YOUR OBJECTIVE ▸ Take the lines from the one bearing "Output the web" to the one bearing "const SERIES_NAMES = ['O2", inclusive, and reproduce them exactly; include no other line.

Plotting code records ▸
■ ■ ■

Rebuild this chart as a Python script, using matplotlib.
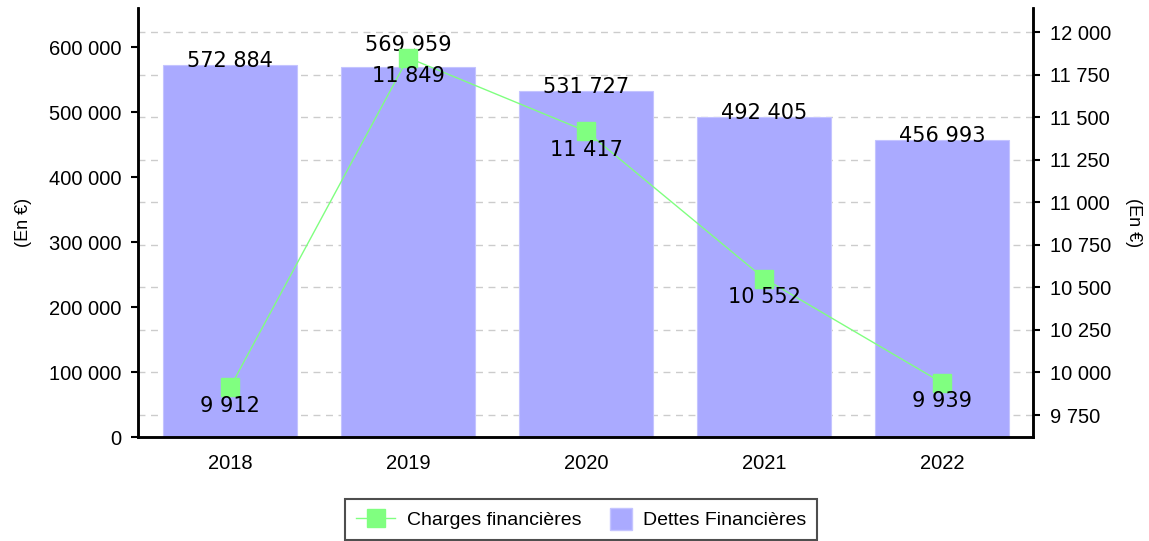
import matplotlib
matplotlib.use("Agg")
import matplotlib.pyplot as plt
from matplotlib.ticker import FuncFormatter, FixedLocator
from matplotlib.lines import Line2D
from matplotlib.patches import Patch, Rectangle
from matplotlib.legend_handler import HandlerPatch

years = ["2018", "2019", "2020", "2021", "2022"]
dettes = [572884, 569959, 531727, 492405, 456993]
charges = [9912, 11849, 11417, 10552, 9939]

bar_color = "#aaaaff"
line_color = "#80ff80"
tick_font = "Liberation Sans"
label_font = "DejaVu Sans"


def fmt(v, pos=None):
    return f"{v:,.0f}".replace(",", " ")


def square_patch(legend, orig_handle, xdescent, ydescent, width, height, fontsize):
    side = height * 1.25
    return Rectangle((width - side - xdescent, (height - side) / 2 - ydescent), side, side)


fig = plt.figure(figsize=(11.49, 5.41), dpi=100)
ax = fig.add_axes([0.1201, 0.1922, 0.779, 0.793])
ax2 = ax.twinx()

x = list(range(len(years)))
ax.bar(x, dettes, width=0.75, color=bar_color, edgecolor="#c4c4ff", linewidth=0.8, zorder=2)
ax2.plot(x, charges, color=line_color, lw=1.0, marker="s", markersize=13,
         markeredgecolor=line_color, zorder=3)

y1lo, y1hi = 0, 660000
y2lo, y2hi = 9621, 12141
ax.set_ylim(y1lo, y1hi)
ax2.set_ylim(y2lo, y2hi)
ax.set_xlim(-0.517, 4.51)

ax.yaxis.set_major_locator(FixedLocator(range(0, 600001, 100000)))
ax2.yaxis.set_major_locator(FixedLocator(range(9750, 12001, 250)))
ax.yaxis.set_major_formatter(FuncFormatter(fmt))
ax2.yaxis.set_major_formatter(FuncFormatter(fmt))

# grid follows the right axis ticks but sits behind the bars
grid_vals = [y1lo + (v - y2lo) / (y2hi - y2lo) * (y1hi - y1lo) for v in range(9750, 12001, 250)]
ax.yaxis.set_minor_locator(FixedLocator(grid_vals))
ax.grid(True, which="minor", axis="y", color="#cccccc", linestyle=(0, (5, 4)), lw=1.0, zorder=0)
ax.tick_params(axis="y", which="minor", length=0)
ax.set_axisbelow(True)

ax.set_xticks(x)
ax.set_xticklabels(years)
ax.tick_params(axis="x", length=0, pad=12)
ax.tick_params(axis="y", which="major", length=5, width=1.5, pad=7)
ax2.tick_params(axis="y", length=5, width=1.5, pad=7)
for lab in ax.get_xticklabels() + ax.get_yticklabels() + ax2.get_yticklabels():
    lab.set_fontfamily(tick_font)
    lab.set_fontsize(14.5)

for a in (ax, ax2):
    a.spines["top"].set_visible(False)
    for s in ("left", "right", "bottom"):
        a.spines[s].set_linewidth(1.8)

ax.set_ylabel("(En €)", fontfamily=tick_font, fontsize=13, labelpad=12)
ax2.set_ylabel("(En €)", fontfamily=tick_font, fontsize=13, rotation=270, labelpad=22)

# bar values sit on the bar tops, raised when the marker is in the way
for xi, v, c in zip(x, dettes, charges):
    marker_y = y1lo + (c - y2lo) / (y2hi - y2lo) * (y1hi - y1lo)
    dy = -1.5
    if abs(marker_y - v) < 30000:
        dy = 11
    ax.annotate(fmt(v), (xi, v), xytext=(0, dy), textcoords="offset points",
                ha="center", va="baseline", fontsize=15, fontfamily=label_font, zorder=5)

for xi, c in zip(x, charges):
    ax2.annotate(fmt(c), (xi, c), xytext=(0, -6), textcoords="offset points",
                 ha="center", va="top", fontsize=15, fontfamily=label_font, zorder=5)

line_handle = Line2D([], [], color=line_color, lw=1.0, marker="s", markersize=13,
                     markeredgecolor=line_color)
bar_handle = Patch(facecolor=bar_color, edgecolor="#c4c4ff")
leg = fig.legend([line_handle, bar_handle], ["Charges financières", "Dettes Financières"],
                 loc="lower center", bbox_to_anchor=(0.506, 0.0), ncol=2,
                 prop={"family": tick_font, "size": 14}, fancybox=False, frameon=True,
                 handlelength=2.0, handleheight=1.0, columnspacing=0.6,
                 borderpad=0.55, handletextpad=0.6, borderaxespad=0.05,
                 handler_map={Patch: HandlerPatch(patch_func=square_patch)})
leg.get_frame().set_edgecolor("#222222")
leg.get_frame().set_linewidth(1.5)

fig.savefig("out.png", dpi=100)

■ ■ ■

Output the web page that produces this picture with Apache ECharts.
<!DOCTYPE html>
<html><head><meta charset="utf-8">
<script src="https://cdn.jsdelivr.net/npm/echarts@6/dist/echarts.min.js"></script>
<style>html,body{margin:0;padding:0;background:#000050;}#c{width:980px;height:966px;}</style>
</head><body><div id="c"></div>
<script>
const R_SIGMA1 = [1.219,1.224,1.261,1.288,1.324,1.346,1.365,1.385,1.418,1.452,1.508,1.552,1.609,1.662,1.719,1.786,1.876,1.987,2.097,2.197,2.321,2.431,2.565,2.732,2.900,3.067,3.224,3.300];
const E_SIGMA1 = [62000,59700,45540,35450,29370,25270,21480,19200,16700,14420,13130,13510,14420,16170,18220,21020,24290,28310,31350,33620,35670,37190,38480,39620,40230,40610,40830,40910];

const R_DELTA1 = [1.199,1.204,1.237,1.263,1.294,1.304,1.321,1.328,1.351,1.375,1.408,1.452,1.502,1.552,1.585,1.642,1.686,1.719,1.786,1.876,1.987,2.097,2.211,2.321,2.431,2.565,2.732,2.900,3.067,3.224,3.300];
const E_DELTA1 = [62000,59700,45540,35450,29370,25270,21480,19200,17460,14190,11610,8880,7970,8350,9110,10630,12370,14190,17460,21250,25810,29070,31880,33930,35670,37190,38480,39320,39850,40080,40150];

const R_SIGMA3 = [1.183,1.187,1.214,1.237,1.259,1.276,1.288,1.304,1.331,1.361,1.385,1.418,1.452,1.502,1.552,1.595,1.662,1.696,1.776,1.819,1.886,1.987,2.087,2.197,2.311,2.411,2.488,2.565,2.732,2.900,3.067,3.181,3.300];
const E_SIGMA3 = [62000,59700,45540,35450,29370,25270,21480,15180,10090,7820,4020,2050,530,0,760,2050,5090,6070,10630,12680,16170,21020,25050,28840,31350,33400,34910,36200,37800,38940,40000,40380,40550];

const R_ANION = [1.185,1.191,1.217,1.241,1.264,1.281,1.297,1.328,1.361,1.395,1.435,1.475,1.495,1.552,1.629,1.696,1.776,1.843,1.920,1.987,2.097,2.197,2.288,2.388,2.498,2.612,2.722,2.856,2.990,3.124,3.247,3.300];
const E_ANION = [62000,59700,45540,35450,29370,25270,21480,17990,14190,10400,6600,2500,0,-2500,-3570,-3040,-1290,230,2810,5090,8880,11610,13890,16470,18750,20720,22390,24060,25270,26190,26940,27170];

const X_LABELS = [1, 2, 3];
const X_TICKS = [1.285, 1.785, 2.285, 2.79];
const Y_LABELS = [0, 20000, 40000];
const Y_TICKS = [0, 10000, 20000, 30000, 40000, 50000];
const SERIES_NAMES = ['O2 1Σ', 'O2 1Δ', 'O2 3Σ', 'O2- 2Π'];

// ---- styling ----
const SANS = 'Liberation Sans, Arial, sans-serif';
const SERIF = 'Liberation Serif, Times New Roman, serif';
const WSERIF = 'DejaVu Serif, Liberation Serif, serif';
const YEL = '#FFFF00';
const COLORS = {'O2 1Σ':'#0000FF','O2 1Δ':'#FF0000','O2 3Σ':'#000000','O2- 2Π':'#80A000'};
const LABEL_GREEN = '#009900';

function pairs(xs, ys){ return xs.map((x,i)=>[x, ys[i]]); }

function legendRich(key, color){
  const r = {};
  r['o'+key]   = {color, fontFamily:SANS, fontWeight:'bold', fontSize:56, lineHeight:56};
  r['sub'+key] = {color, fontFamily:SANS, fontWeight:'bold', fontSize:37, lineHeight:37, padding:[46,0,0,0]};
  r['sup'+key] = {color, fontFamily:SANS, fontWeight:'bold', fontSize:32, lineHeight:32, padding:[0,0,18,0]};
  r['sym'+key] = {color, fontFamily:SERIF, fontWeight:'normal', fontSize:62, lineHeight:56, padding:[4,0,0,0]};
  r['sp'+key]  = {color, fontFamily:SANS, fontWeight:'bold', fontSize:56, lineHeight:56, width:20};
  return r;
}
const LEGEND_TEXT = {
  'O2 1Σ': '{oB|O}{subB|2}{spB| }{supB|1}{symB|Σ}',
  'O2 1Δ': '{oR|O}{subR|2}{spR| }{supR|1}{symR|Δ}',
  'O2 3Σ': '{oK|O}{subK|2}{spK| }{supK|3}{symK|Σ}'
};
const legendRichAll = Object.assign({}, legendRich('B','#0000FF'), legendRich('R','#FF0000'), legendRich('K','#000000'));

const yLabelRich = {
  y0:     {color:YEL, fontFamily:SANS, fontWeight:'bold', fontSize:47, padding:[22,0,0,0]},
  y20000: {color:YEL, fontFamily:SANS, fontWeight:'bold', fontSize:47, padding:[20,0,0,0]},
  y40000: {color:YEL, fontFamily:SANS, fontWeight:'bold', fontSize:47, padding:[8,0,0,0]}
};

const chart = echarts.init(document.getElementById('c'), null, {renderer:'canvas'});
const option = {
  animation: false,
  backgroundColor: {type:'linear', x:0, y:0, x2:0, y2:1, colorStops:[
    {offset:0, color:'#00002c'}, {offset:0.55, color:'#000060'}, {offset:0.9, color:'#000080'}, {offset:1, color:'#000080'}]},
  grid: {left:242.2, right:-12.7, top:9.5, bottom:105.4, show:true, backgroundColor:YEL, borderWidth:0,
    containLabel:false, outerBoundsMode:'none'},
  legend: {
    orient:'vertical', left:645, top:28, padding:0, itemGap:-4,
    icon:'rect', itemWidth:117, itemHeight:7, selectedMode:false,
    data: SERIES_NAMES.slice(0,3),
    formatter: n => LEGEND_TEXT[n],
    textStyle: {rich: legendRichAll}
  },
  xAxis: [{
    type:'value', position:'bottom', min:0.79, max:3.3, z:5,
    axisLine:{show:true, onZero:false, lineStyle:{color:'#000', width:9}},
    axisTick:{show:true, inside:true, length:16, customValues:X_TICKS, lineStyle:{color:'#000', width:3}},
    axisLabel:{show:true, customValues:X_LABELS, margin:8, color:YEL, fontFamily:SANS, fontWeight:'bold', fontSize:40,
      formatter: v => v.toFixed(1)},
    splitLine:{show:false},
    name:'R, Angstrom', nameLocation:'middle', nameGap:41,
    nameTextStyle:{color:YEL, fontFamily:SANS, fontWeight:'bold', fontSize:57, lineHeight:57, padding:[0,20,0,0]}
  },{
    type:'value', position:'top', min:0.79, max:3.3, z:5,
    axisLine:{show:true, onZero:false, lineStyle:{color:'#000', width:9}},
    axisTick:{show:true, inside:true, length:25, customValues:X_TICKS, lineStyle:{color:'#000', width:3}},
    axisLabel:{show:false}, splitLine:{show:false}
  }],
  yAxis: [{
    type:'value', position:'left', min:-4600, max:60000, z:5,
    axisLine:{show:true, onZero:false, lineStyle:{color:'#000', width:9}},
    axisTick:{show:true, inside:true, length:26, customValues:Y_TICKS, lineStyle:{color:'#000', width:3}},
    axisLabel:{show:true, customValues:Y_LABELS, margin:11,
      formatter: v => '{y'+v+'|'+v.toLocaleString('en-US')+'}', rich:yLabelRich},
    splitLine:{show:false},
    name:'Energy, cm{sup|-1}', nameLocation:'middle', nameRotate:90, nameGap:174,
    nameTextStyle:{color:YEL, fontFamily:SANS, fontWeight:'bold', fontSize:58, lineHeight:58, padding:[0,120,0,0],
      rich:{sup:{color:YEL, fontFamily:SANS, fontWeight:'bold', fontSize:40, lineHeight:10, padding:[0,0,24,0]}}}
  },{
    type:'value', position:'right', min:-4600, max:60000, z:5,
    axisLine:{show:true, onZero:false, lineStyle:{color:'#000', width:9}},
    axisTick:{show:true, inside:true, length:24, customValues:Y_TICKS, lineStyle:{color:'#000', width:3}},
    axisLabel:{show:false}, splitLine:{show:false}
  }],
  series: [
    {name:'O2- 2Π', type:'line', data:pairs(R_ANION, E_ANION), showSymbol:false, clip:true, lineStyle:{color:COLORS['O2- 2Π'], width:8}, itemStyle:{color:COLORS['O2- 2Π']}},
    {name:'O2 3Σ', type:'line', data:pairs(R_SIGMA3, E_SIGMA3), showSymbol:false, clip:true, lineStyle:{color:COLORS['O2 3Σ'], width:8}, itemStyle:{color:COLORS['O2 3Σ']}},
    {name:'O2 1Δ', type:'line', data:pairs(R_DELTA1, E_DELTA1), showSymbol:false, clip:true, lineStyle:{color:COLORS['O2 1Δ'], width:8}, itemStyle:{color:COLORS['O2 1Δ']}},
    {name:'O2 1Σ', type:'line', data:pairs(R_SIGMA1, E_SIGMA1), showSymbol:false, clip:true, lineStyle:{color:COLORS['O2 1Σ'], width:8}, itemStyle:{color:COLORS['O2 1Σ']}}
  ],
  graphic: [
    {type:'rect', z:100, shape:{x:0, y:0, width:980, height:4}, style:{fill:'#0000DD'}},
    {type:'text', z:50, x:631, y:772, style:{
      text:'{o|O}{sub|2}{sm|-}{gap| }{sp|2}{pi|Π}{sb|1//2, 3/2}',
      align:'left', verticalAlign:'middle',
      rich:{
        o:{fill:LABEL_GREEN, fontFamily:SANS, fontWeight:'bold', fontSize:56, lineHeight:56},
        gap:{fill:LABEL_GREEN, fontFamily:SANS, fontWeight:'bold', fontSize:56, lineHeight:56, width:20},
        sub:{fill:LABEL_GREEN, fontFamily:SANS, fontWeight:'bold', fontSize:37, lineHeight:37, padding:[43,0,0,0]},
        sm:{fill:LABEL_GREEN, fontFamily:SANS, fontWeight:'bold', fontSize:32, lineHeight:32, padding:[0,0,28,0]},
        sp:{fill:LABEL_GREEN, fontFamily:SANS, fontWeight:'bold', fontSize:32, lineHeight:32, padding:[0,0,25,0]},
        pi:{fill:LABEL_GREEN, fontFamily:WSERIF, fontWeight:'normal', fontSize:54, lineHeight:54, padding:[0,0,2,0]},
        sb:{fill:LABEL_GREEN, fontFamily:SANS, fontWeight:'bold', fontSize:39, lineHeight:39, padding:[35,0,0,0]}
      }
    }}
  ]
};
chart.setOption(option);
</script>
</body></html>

■ ■ ■

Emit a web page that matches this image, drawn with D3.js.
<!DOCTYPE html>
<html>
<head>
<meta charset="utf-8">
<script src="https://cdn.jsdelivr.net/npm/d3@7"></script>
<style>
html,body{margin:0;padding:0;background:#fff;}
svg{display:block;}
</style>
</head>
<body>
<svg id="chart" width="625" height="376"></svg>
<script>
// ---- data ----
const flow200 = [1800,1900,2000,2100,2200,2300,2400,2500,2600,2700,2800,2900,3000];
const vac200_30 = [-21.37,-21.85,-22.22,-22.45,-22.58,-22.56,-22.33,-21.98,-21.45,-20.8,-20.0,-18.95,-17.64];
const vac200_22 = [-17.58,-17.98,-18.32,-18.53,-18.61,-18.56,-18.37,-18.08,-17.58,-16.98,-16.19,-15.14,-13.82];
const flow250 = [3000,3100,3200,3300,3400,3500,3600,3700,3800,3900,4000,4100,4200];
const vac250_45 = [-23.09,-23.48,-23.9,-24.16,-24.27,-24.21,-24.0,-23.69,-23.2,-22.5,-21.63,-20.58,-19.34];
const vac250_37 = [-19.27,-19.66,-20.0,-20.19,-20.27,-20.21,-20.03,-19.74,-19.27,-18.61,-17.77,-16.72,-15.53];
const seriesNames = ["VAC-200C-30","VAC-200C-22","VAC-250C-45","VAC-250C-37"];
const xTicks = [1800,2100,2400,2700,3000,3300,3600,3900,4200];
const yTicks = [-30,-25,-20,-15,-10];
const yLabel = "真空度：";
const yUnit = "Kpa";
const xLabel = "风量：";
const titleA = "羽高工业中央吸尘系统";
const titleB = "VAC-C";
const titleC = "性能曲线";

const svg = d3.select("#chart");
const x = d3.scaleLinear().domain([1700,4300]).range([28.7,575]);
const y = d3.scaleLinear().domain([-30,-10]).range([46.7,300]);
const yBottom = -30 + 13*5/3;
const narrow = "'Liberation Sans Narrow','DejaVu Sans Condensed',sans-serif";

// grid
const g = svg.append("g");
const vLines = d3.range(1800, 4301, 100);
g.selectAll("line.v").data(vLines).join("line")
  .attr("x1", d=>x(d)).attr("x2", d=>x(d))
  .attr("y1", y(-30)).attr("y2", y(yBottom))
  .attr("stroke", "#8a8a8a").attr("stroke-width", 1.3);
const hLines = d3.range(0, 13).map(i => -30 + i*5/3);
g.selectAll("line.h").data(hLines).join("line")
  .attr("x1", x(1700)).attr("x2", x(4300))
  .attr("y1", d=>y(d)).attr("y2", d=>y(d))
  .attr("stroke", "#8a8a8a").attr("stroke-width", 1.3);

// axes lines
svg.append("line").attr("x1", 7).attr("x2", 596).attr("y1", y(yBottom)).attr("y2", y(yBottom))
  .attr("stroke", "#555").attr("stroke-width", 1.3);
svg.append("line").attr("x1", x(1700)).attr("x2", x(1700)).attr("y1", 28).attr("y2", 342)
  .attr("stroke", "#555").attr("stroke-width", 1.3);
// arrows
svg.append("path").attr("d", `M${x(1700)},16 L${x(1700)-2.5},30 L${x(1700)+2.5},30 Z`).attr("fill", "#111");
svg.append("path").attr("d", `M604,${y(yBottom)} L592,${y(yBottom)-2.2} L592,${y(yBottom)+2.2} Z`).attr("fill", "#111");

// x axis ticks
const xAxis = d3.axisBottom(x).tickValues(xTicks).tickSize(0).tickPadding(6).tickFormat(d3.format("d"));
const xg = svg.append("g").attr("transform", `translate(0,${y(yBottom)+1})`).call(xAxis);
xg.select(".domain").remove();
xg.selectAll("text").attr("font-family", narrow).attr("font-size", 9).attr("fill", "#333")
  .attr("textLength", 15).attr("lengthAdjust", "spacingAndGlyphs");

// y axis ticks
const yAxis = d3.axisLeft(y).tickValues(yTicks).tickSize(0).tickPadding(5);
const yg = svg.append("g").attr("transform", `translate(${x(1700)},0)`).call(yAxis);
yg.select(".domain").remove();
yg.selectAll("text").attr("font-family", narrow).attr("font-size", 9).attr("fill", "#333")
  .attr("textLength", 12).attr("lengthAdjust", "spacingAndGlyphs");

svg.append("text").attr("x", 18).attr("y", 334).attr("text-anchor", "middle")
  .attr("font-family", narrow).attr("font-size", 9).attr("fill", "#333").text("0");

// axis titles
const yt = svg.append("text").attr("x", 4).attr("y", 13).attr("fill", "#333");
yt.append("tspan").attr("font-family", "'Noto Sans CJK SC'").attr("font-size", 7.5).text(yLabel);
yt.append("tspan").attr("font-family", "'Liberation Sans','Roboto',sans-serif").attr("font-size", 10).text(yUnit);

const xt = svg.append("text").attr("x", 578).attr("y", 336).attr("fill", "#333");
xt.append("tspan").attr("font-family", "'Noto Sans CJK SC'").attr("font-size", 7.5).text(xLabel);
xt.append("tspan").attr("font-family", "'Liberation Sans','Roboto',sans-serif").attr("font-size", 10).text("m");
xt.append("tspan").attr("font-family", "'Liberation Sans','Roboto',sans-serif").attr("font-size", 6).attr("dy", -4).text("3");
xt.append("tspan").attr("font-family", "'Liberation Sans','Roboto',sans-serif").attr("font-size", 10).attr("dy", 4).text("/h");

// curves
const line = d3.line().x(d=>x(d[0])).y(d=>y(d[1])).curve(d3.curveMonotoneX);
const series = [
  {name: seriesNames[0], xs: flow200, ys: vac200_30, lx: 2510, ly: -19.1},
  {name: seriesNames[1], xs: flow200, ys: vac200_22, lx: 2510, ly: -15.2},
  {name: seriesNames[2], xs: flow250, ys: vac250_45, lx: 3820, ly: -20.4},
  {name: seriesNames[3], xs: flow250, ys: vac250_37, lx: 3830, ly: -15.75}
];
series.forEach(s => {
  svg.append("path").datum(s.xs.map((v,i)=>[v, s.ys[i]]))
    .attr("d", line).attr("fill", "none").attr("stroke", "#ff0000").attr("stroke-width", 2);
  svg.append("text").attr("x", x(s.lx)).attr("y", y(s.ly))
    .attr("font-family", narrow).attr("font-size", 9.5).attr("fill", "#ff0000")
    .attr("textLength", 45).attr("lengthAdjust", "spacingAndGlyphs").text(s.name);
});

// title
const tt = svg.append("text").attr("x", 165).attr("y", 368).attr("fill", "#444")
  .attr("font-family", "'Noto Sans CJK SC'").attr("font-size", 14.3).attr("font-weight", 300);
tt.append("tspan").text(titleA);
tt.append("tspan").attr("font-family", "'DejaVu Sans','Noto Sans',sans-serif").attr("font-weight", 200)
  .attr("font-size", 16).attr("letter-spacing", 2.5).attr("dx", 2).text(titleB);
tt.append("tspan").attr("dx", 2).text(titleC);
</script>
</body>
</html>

■ ■ ■

EXPECTED ANSWER ▸
Output the web page that produces this picture with Apache ECharts.
<!DOCTYPE html>
<html><head><meta charset="utf-8">
<script src="https://cdn.jsdelivr.net/npm/echarts@6/dist/echarts.min.js"></script>
<style>html,body{margin:0;padding:0;background:#000050;}#c{width:980px;height:966px;}</style>
</head><body><div id="c"></div>
<script>
const R_SIGMA1 = [1.219,1.224,1.261,1.288,1.324,1.346,1.365,1.385,1.418,1.452,1.508,1.552,1.609,1.662,1.719,1.786,1.876,1.987,2.097,2.197,2.321,2.431,2.565,2.732,2.900,3.067,3.224,3.300];
const E_SIGMA1 = [62000,59700,45540,35450,29370,25270,21480,19200,16700,14420,13130,13510,14420,16170,18220,21020,24290,28310,31350,33620,35670,37190,38480,39620,40230,40610,40830,40910];

const R_DELTA1 = [1.199,1.204,1.237,1.263,1.294,1.304,1.321,1.328,1.351,1.375,1.408,1.452,1.502,1.552,1.585,1.642,1.686,1.719,1.786,1.876,1.987,2.097,2.211,2.321,2.431,2.565,2.732,2.900,3.067,3.224,3.300];
const E_DELTA1 = [62000,59700,45540,35450,29370,25270,21480,19200,17460,14190,11610,8880,7970,8350,9110,10630,12370,14190,17460,21250,25810,29070,31880,33930,35670,37190,38480,39320,39850,40080,40150];

const R_SIGMA3 = [1.183,1.187,1.214,1.237,1.259,1.276,1.288,1.304,1.331,1.361,1.385,1.418,1.452,1.502,1.552,1.595,1.662,1.696,1.776,1.819,1.886,1.987,2.087,2.197,2.311,2.411,2.488,2.565,2.732,2.900,3.067,3.181,3.300];
const E_SIGMA3 = [62000,59700,45540,35450,29370,25270,21480,15180,10090,7820,4020,2050,530,0,760,2050,5090,6070,10630,12680,16170,21020,25050,28840,31350,33400,34910,36200,37800,38940,40000,40380,40550];

const R_ANION = [1.185,1.191,1.217,1.241,1.264,1.281,1.297,1.328,1.361,1.395,1.435,1.475,1.495,1.552,1.629,1.696,1.776,1.843,1.920,1.987,2.097,2.197,2.288,2.388,2.498,2.612,2.722,2.856,2.990,3.124,3.247,3.300];
const E_ANION = [62000,59700,45540,35450,29370,25270,21480,17990,14190,10400,6600,2500,0,-2500,-3570,-3040,-1290,230,2810,5090,8880,11610,13890,16470,18750,20720,22390,24060,25270,26190,26940,27170];

const X_LABELS = [1, 2, 3];
const X_TICKS = [1.285, 1.785, 2.285, 2.79];
const Y_LABELS = [0, 20000, 40000];
const Y_TICKS = [0, 10000, 20000, 30000, 40000, 50000];
const SERIES_NAMES = ['O2 1Σ', 'O2 1Δ', 'O2 3Σ', 'O2- 2Π'];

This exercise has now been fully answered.